Leave out the pictures and retype only the lines from the opening line to the line that holds "blue_fit_power = [37.43, 26.93]", both ends included.

* * *

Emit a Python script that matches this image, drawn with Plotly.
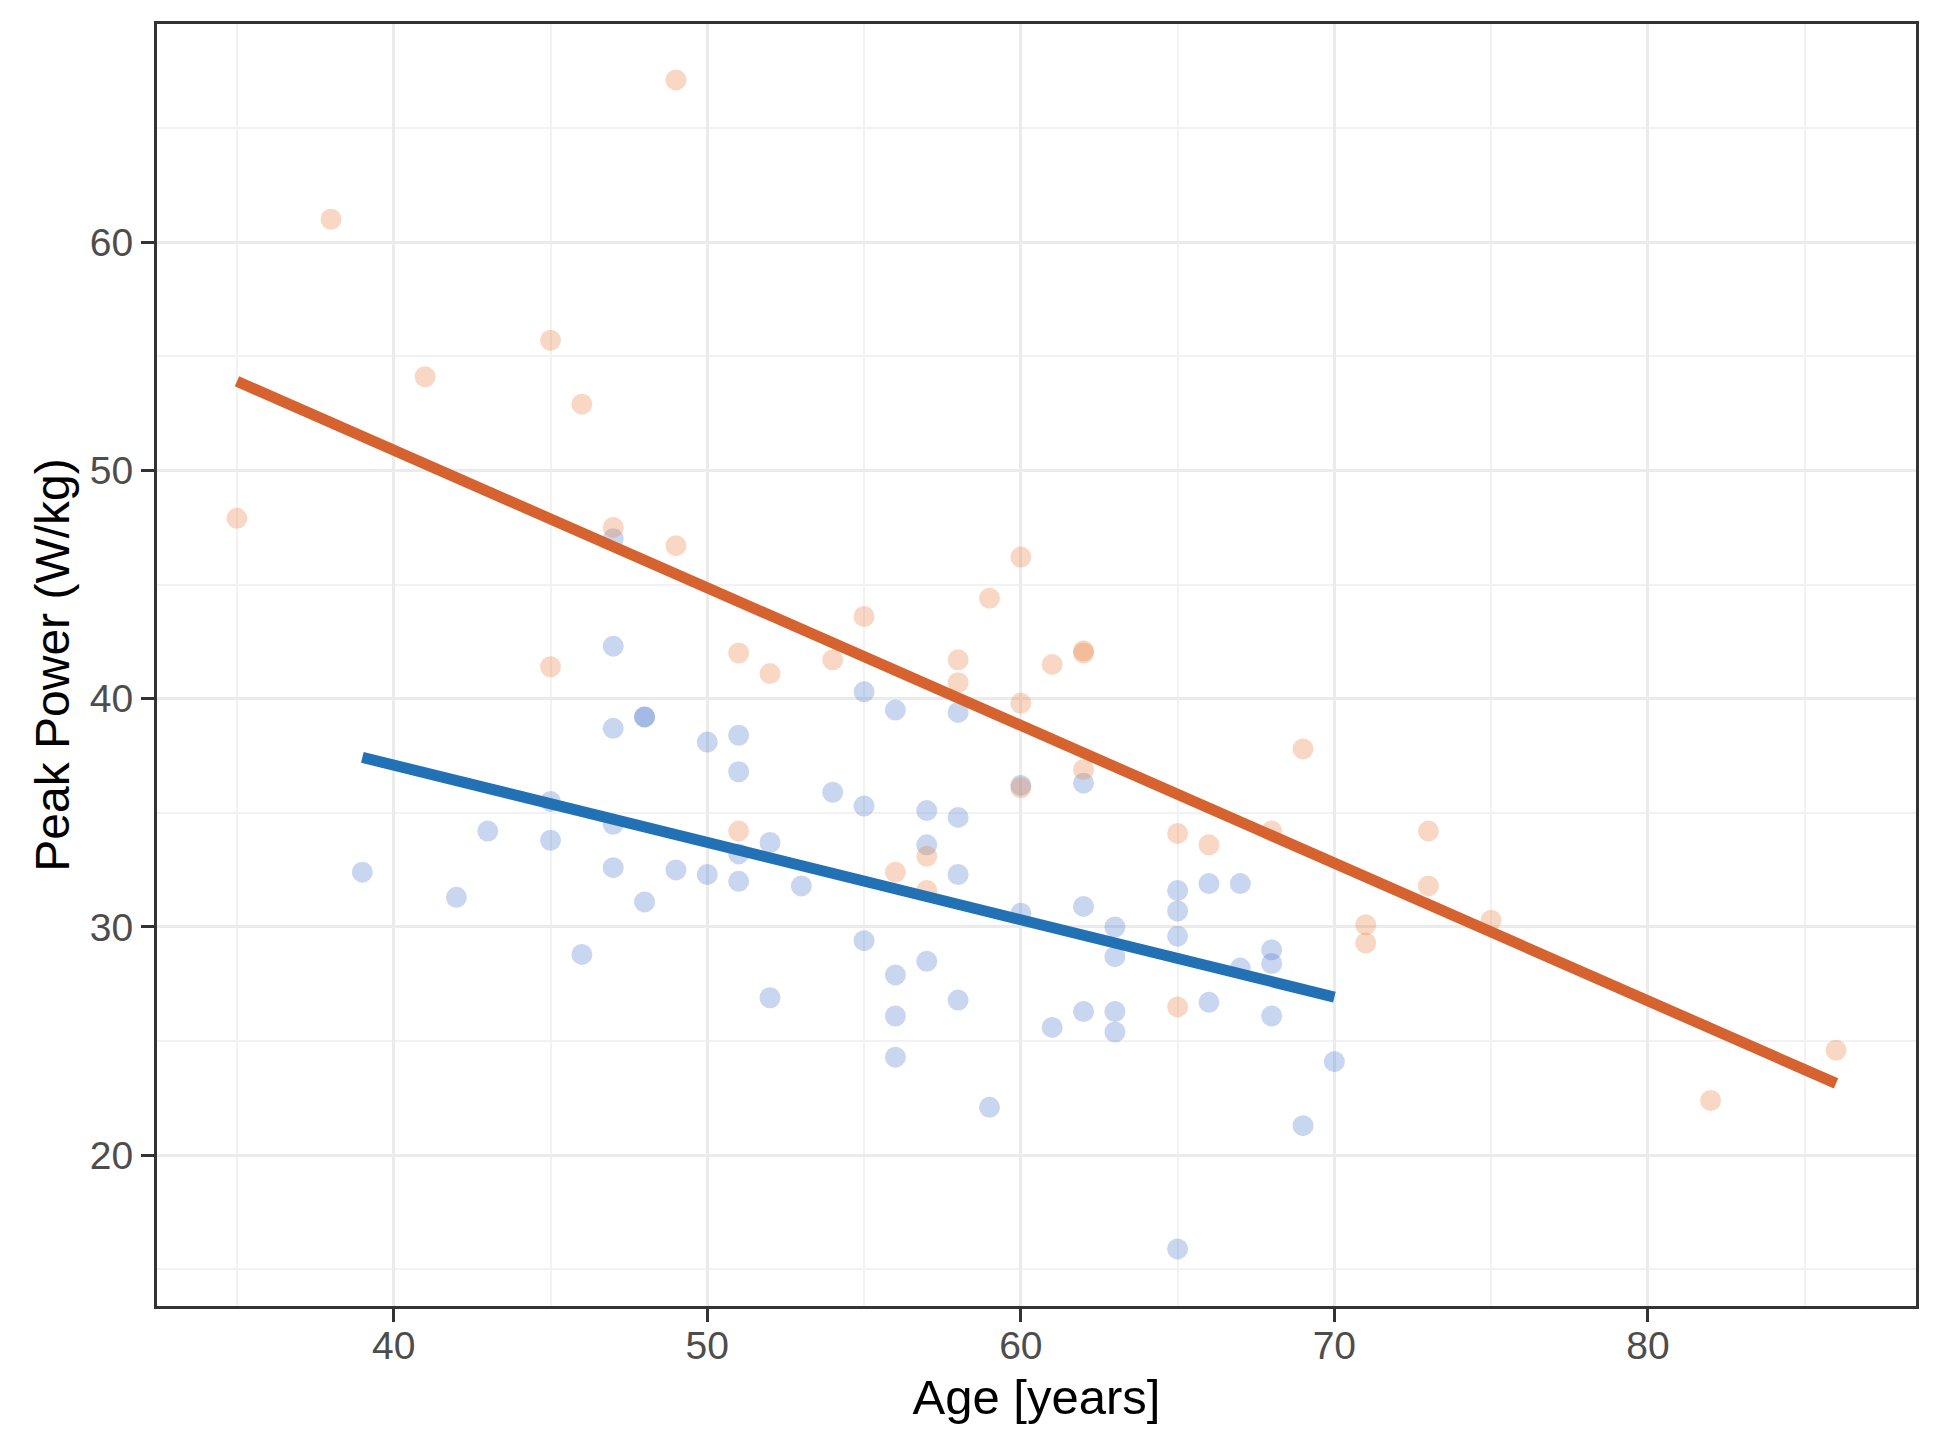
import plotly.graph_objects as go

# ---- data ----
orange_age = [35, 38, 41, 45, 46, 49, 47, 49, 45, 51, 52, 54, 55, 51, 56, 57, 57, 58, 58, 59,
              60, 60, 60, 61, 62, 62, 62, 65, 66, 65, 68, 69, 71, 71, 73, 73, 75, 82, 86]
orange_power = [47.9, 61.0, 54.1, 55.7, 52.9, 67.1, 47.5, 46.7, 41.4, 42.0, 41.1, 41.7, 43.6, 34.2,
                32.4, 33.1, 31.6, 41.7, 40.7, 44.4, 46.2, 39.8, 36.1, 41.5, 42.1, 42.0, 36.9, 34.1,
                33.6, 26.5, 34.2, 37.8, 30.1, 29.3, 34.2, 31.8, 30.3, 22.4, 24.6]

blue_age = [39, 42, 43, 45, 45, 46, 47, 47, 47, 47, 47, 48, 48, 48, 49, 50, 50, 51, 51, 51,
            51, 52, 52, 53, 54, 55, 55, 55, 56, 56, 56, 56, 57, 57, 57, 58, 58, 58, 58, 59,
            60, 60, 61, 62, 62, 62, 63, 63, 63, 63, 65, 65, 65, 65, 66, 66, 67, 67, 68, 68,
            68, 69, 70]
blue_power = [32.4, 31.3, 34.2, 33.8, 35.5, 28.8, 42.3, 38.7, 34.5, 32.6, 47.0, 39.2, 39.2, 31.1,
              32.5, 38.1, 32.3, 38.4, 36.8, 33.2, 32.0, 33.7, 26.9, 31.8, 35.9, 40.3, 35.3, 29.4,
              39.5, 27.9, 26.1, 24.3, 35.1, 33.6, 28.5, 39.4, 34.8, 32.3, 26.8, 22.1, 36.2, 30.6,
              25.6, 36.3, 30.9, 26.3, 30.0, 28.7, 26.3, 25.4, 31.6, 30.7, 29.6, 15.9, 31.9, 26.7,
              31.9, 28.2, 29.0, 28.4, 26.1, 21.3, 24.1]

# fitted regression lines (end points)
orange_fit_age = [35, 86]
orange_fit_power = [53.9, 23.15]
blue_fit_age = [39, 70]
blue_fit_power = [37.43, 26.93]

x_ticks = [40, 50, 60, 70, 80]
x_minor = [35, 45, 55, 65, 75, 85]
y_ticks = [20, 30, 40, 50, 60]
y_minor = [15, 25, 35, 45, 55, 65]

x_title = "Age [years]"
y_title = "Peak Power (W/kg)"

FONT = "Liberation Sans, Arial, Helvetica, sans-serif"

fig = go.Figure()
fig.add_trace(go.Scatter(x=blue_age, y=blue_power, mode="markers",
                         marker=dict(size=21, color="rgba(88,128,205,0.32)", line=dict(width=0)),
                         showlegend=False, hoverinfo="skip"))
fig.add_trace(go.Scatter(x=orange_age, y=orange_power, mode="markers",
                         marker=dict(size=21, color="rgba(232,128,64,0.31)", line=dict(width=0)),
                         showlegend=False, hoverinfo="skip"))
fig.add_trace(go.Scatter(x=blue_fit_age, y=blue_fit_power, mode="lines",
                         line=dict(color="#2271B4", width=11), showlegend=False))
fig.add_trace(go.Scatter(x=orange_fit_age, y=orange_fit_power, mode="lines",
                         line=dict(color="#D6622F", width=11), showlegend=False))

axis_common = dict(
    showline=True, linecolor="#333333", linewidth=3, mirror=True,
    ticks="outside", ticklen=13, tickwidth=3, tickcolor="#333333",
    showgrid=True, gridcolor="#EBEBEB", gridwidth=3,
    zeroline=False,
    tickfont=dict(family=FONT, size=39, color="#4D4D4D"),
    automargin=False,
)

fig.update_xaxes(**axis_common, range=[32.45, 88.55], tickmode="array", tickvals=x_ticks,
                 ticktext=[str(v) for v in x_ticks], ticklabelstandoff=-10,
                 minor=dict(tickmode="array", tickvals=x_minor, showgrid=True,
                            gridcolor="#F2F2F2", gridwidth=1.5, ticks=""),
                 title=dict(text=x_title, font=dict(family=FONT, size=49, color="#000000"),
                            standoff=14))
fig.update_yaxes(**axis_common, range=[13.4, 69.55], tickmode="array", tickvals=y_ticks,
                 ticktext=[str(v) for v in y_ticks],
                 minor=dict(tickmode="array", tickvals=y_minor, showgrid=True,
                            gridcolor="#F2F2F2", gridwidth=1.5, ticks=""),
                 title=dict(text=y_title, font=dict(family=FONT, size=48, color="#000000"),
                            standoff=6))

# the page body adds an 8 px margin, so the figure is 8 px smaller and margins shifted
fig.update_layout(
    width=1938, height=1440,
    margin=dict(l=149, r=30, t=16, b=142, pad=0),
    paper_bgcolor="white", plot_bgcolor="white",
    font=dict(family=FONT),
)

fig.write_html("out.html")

* * *

**Result**
Emit a Python script that matches this image, drawn with Plotly.
import plotly.graph_objects as go

# ---- data ----
orange_age = [35, 38, 41, 45, 46, 49, 47, 49, 45, 51, 52, 54, 55, 51, 56, 57, 57, 58, 58, 59,
              60, 60, 60, 61, 62, 62, 62, 65, 66, 65, 68, 69, 71, 71, 73, 73, 75, 82, 86]
orange_power = [47.9, 61.0, 54.1, 55.7, 52.9, 67.1, 47.5, 46.7, 41.4, 42.0, 41.1, 41.7, 43.6, 34.2,
                32.4, 33.1, 31.6, 41.7, 40.7, 44.4, 46.2, 39.8, 36.1, 41.5, 42.1, 42.0, 36.9, 34.1,
                33.6, 26.5, 34.2, 37.8, 30.1, 29.3, 34.2, 31.8, 30.3, 22.4, 24.6]

blue_age = [39, 42, 43, 45, 45, 46, 47, 47, 47, 47, 47, 48, 48, 48, 49, 50, 50, 51, 51, 51,
            51, 52, 52, 53, 54, 55, 55, 55, 56, 56, 56, 56, 57, 57, 57, 58, 58, 58, 58, 59,
            60, 60, 61, 62, 62, 62, 63, 63, 63, 63, 65, 65, 65, 65, 66, 66, 67, 67, 68, 68,
            68, 69, 70]
blue_power = [32.4, 31.3, 34.2, 33.8, 35.5, 28.8, 42.3, 38.7, 34.5, 32.6, 47.0, 39.2, 39.2, 31.1,
              32.5, 38.1, 32.3, 38.4, 36.8, 33.2, 32.0, 33.7, 26.9, 31.8, 35.9, 40.3, 35.3, 29.4,
              39.5, 27.9, 26.1, 24.3, 35.1, 33.6, 28.5, 39.4, 34.8, 32.3, 26.8, 22.1, 36.2, 30.6,
              25.6, 36.3, 30.9, 26.3, 30.0, 28.7, 26.3, 25.4, 31.6, 30.7, 29.6, 15.9, 31.9, 26.7,
              31.9, 28.2, 29.0, 28.4, 26.1, 21.3, 24.1]

# fitted regression lines (end points)
orange_fit_age = [35, 86]
orange_fit_power = [53.9, 23.15]
blue_fit_age = [39, 70]
blue_fit_power = [37.43, 26.93]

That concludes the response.